Lines containing "that" are to be counted. Report the count alone.

## BEGIN RECORDS SHOWN

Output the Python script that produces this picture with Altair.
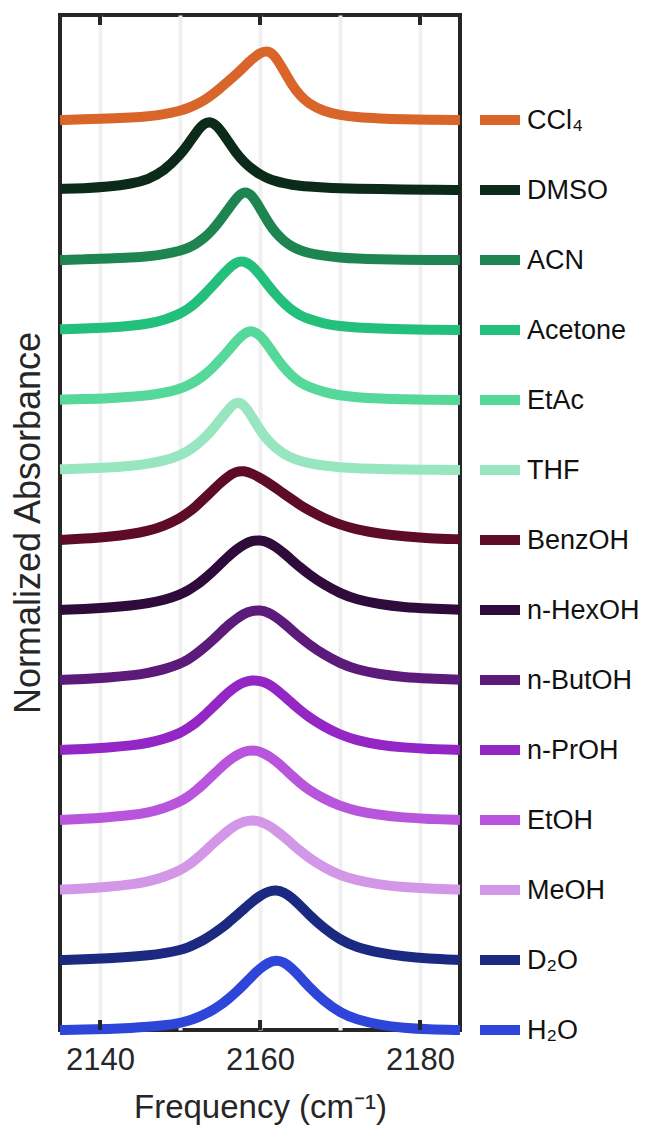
import altair as alt
import pandas as pd

# shared frequency grid (cm^-1)
freq = [2135, 2138, 2141, 2144, 2146, 2148, 2150, 2151, 2152, 2153, 2154, 2155, 2156,
        2157, 2158, 2159, 2160, 2161, 2162, 2163, 2164, 2165, 2166, 2168, 2170, 2172,
        2175, 2178, 2181, 2185]

solvents = ["CCl₄", "DMSO", "ACN", "Acetone", "EtAc", "THF", "BenzOH",
            "n-HexOH", "n-ButOH", "n-PrOH", "EtOH", "MeOH", "D₂O", "H₂O"]
colors = ["#D9652B", "#0B2A1A", "#1E8450", "#22C07A", "#55D89A", "#98E6C0", "#5E0B26",
          "#2E0B3A", "#5C1A7A", "#9326C4", "#B955DC", "#D397E8", "#1B2A80", "#2D45D8"]

ccl4 = [0.0, 0.01, 0.02, 0.035, 0.05, 0.08, 0.13, 0.17, 0.22, 0.28, 0.36, 0.45, 0.55, 0.65, 0.76,
        0.87, 0.96, 1.0, 0.9, 0.7, 0.5, 0.35, 0.24, 0.12, 0.07, 0.04, 0.02, 0.01, 0.005, 0.0]
dmso = [0.015, 0.025, 0.045, 0.09, 0.15, 0.27, 0.5, 0.65, 0.82, 0.96, 0.98, 0.87, 0.7, 0.53, 0.4,
        0.3, 0.22, 0.165, 0.125, 0.095, 0.075, 0.06, 0.05, 0.035, 0.025, 0.02, 0.012, 0.008, 0.004, 0.0]
acn = [0.0, 0.01, 0.02, 0.035, 0.05, 0.08, 0.13, 0.17, 0.23, 0.31, 0.42, 0.56, 0.72, 0.88, 0.99,
       0.93, 0.74, 0.54, 0.38, 0.27, 0.19, 0.14, 0.1, 0.06, 0.035, 0.02, 0.01, 0.005, 0.0, 0.0]
acetone = [0.01, 0.02, 0.035, 0.06, 0.09, 0.14, 0.23, 0.3, 0.39, 0.5, 0.62, 0.75, 0.87, 0.97, 0.99,
           0.92, 0.79, 0.64, 0.5, 0.38, 0.28, 0.21, 0.16, 0.09, 0.055, 0.035, 0.02, 0.01, 0.005, 0.0]
etac = [0.005, 0.015, 0.025, 0.045, 0.065, 0.1, 0.16, 0.21, 0.27, 0.35, 0.45, 0.57, 0.7, 0.84, 0.95,
        1.0, 0.93, 0.78, 0.61, 0.46, 0.34, 0.25, 0.19, 0.11, 0.065, 0.04, 0.02, 0.01, 0.005, 0.0]
thf = [0.01, 0.02, 0.035, 0.06, 0.09, 0.13, 0.21, 0.27, 0.35, 0.45, 0.57, 0.71, 0.86, 0.98, 0.94,
       0.76, 0.57, 0.42, 0.31, 0.23, 0.17, 0.13, 0.1, 0.06, 0.04, 0.025, 0.015, 0.008, 0.004, 0.0]
benzoh = [0.0, 0.02, 0.045, 0.085, 0.13, 0.2, 0.31, 0.39, 0.48, 0.59, 0.7, 0.81, 0.91, 0.98, 0.99,
          0.95, 0.89, 0.82, 0.74, 0.66, 0.58, 0.5, 0.43, 0.31, 0.22, 0.15, 0.09, 0.05, 0.025, 0.01]
hexoh = [0.0, 0.015, 0.035, 0.065, 0.095, 0.14, 0.22, 0.28, 0.35, 0.44, 0.54, 0.65, 0.76, 0.86, 0.94,
         0.99, 1.0, 0.97, 0.9, 0.81, 0.71, 0.61, 0.52, 0.36, 0.24, 0.15, 0.08, 0.04, 0.02, 0.005]
butoh = [0.0, 0.015, 0.035, 0.065, 0.1, 0.15, 0.23, 0.29, 0.37, 0.46, 0.56, 0.67, 0.78, 0.87, 0.95,
         0.99, 1.0, 0.97, 0.9, 0.81, 0.71, 0.61, 0.52, 0.36, 0.24, 0.15, 0.08, 0.04, 0.02, 0.005]
proh = [0.0, 0.015, 0.035, 0.065, 0.1, 0.155, 0.24, 0.31, 0.39, 0.49, 0.6, 0.71, 0.82, 0.91, 0.97,
        1.0, 0.99, 0.95, 0.87, 0.77, 0.67, 0.57, 0.48, 0.33, 0.22, 0.14, 0.07, 0.035, 0.015, 0.0]
etoh = [0.0, 0.015, 0.04, 0.07, 0.105, 0.165, 0.26, 0.33, 0.42, 0.52, 0.63, 0.74, 0.84, 0.92, 0.98,
        1.0, 0.98, 0.92, 0.84, 0.74, 0.63, 0.53, 0.44, 0.3, 0.2, 0.13, 0.07, 0.035, 0.015, 0.0]
meoh = [0.005, 0.02, 0.045, 0.08, 0.12, 0.185, 0.28, 0.35, 0.44, 0.54, 0.65, 0.75, 0.85, 0.93, 0.98,
        1.0, 0.98, 0.93, 0.85, 0.76, 0.66, 0.56, 0.47, 0.32, 0.21, 0.14, 0.075, 0.04, 0.02, 0.005]
d2o = [0.0, 0.01, 0.025, 0.045, 0.065, 0.095, 0.14, 0.18, 0.23, 0.29, 0.36, 0.44, 0.53, 0.63, 0.73,
       0.83, 0.92, 0.98, 1.0, 0.97, 0.89, 0.78, 0.66, 0.45, 0.29, 0.18, 0.1, 0.05, 0.02, 0.0]
h2o = [0.0, 0.005, 0.015, 0.03, 0.045, 0.065, 0.1, 0.13, 0.17, 0.22, 0.28, 0.35, 0.44, 0.54, 0.65,
       0.77, 0.88, 0.96, 1.0, 0.97, 0.88, 0.76, 0.63, 0.41, 0.25, 0.15, 0.07, 0.03, 0.01, 0.0]

series = [ccl4, dmso, acn, acetone, etac, thf, benzoh, hexoh, butoh, proh, etoh, meoh, d2o, h2o]

tick_values = [2140, 2160, 2180]
grid_values = [2140, 2150, 2160, 2170, 2180]

rows = []
n = len(solvents)
for i, (name, vals) in enumerate(zip(solvents, series)):
    off = n - 1 - i
    for f, v in zip(freq, vals):
        rows.append({"solvent": name, "order": i, "freq": f, "y": off + v})
df = pd.DataFrame(rows)
leg = pd.DataFrame({"solvent": solvents, "offset": [n - 1 - i for i in range(n)]})
ticks = pd.DataFrame({"t": tick_values})

W, H = 400, 1015
FONT = "Liberation Sans"
color_scale = alt.Scale(domain=solvents, range=colors)
yscale = alt.Scale(domain=[0, 14.5], nice=False, zero=False)
xscale = alt.Scale(domain=[2135, 2185], nice=False, zero=False)

lines = alt.Chart(df).mark_line(strokeWidth=10, interpolate="basis").encode(
    x=alt.X("freq:Q", scale=xscale,
            axis=alt.Axis(values=grid_values, format="d",
                          labelExpr="datum.value % 20 == 0 ? datum.label : ''",
                          grid=True, gridColor="#f0f0f0", gridWidth=4,
                          ticks=False, domain=False, labelFontSize=31,
                          labelColor="#262626", labelPadding=15, labelFont=FONT,
                          title="Frequency (cm⁻¹)", titleFontSize=33,
                          titleFontWeight="normal", titleColor="#262626",
                          titlePadding=16, titleFont=FONT)),
    y=alt.Y("y:Q", scale=yscale,
            axis=alt.Axis(labels=False, ticks=False, domain=False, grid=False,
                          title="Normalized Absorbance", titleFontSize=36,
                          titleFontWeight="normal", titleColor="#262626",
                          titlePadding=13, titleFont=FONT)),
    color=alt.Color("solvent:N", scale=color_scale, legend=None),
    detail="solvent:N",
    order="order:Q",
)

top_ticks = alt.Chart(ticks).mark_rule(strokeWidth=4, color="#262626").encode(
    x=alt.X("t:Q", scale=xscale), y=alt.value(0), y2=alt.value(10))
bot_ticks = alt.Chart(ticks).mark_rule(strokeWidth=4, color="#262626").encode(
    x=alt.X("t:Q", scale=xscale), y=alt.value(H), y2=alt.value(H - 10))

leg_lines = alt.Chart(leg).mark_rule(strokeWidth=10).encode(
    x=alt.value(W + 20), x2=alt.value(W + 60),
    y=alt.Y("offset:Q", scale=yscale),
    color=alt.Color("solvent:N", scale=color_scale, legend=None),
)
leg_text = alt.Chart(leg).mark_text(align="left", baseline="middle", fontSize=27,
                                    font=FONT, color="#111111", dy=1).encode(
    x=alt.value(W + 67),
    y=alt.Y("offset:Q", scale=yscale),
    text="solvent:N",
)

chart = alt.layer(lines, top_ticks, bot_ticks, leg_lines, leg_text).properties(
    width=W, height=H, autosize="none",
    padding={"left": 60, "top": 15, "right": 187, "bottom": 102},
).configure(
    font=FONT,
    view=alt.ViewConfig(stroke="#262626", strokeWidth=4),
)

chart.save("out.html", embed_options={"renderer": "svg", "actions": False})
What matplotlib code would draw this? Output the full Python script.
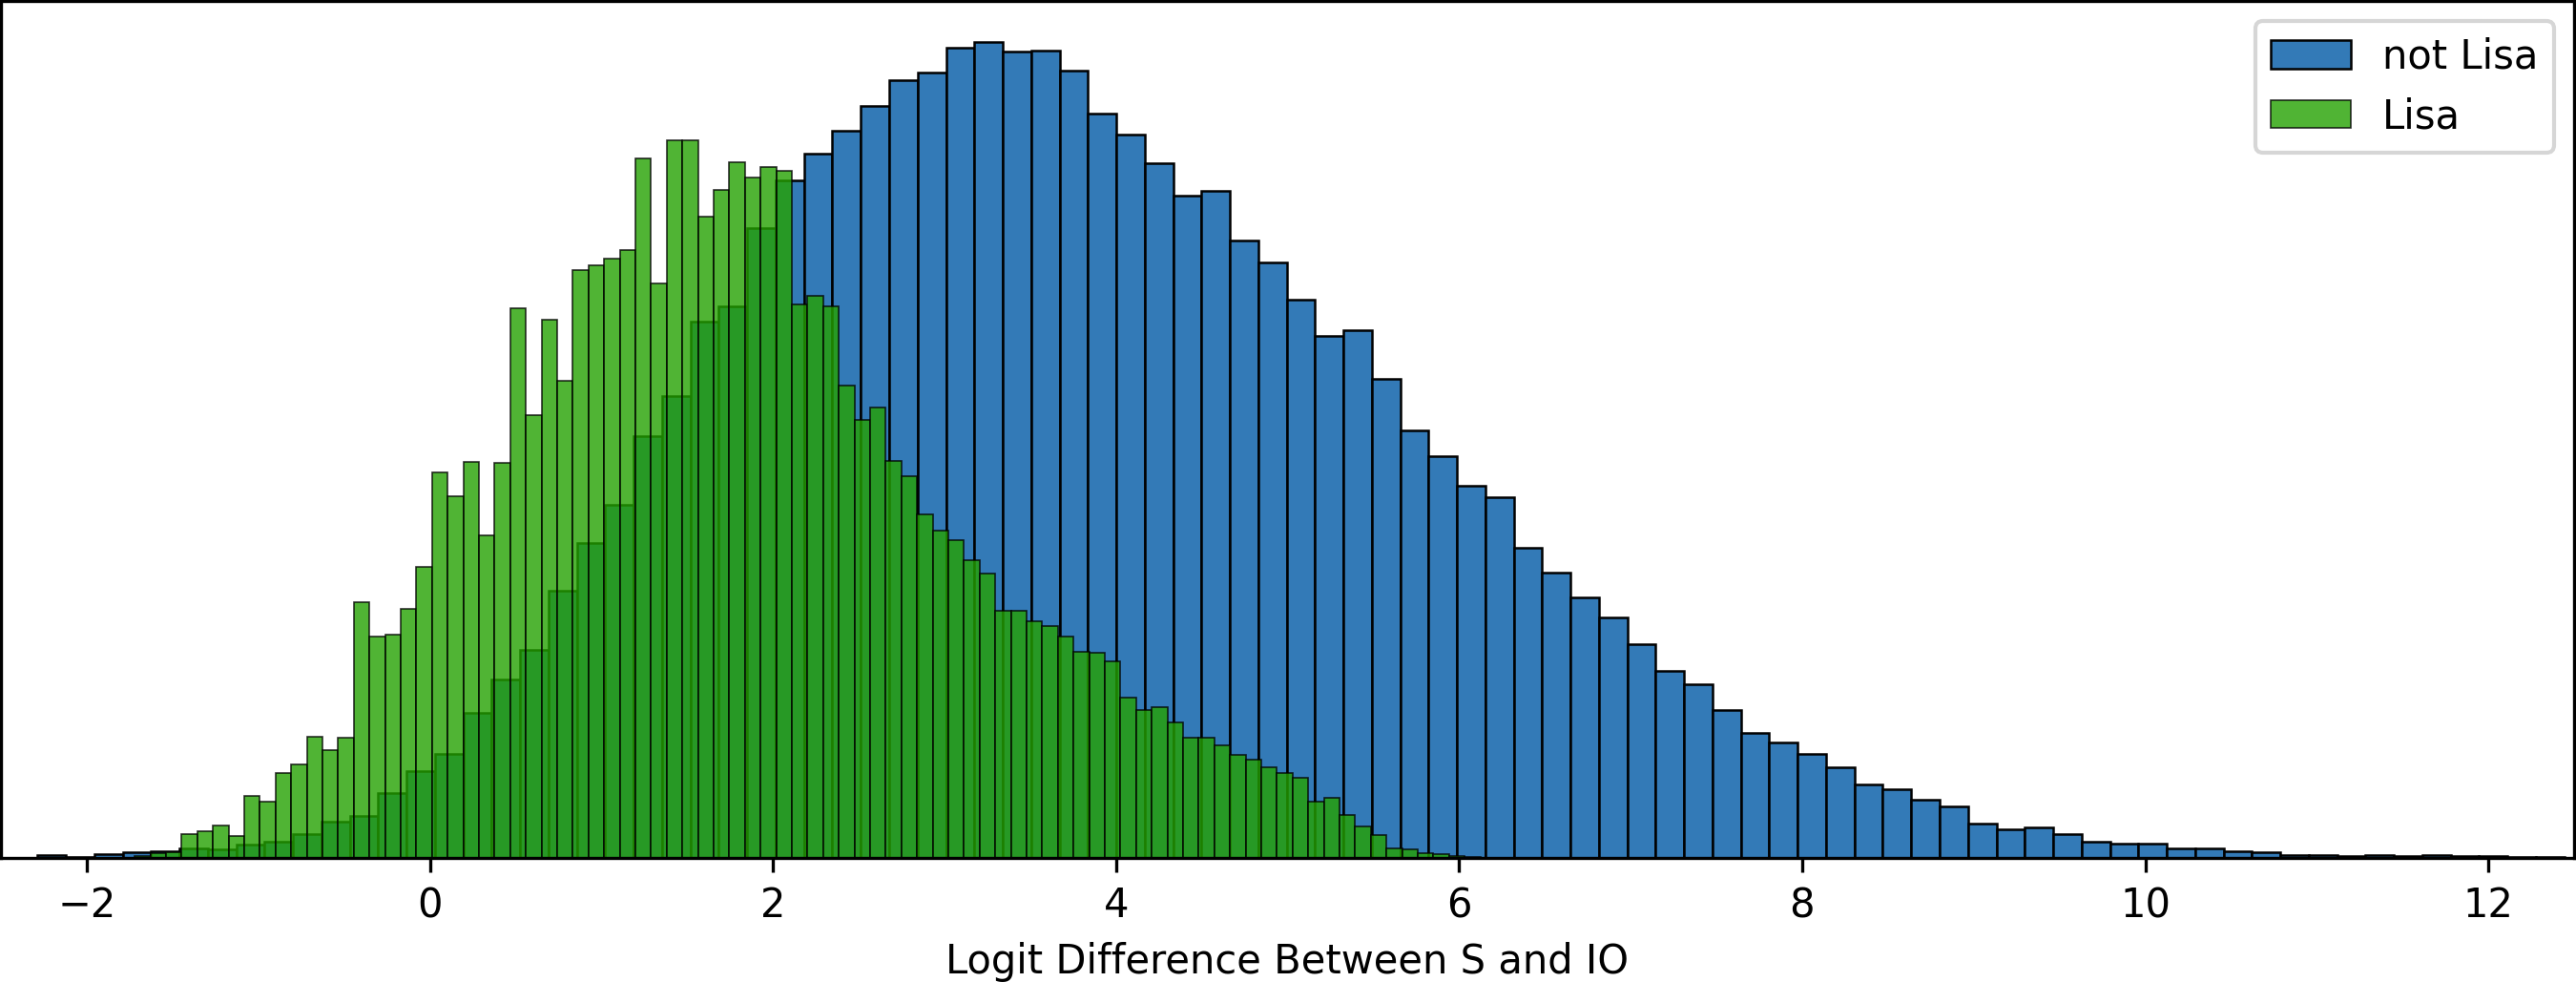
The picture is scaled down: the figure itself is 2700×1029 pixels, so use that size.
import matplotlib
matplotlib.use("Agg")
import matplotlib.pyplot as plt
import numpy as np

# blue histogram: "not Lisa"
blue_start = -2.287
blue_width = 0.1655
not_lisa = [2.7, 1.5, 4, 6.3, 7, 10, 9, 14, 17.5, 25,
            38, 44, 68, 91, 109, 152, 187, 218, 281, 331,
            371, 443, 485, 563, 579, 661, 711, 740, 764, 790,
            817, 825, 851, 857, 847, 848, 827, 782, 760, 729,
            695, 700, 648, 625, 586, 548, 554, 503, 449, 422,
            391, 379, 326, 300, 274, 253, 224, 196, 182, 155,
            131, 121, 109, 95, 77, 72, 61, 54, 36, 30,
            32, 25, 17, 15, 15, 10, 10, 7, 6, 3,
            3, 1.7, 3, 1.7, 3, 2, 2, 1, 1]

# green histogram: "Lisa"
green_start = -1.7197
green_width = 0.0912
lisa = [2.3, 5, 6, 25.5, 28, 34.5, 23, 65, 59, 89,
        98, 127, 113, 126, 269, 232, 234, 262, 306, 405,
        380, 416, 339, 415, 577, 465, 565, 501, 617, 622,
        629, 638, 735, 603, 754, 754, 673, 701, 731, 714,
        725, 721, 581, 590, 579, 496, 460, 473, 417, 401,
        361, 344, 334, 313, 299, 260, 260, 249, 243, 232,
        216, 215, 206, 168, 155, 158, 142, 126, 126, 118,
        108, 103, 95, 89, 84, 59, 63, 45, 33, 24,
        10, 9, 5, 4, 2, 1]

blue_edges = blue_start + blue_width * np.arange(len(not_lisa) + 1)
green_edges = green_start + green_width * np.arange(len(lisa) + 1)

fig = plt.figure(figsize=(9, 3.43), dpi=300)
ax = fig.add_axes([1 / 2700, 1 - 899 / 1029, 2697 / 2700, 898 / 1029])

ax.hist(blue_edges[:-1], bins=blue_edges, weights=not_lisa,
        color="#337ab7", edgecolor="black", linewidth=0.6, label="not Lisa")
ax.hist(green_edges[:-1], bins=green_edges, weights=lisa,
        color=(36 / 255, 161 / 255, 1 / 255), alpha=0.8,
        edgecolor="black", linewidth=0.4, label="Lisa")

ax.set_xlim(-2.5, 12.5)
ax.set_yticks([])
ax.set_xlabel("Logit Difference Between S and IO")
ax.legend(loc="upper right")

fig.savefig("out.png", dpi=300)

## END RECORDS SHOWN

RESPONSE TO THIS TASK
2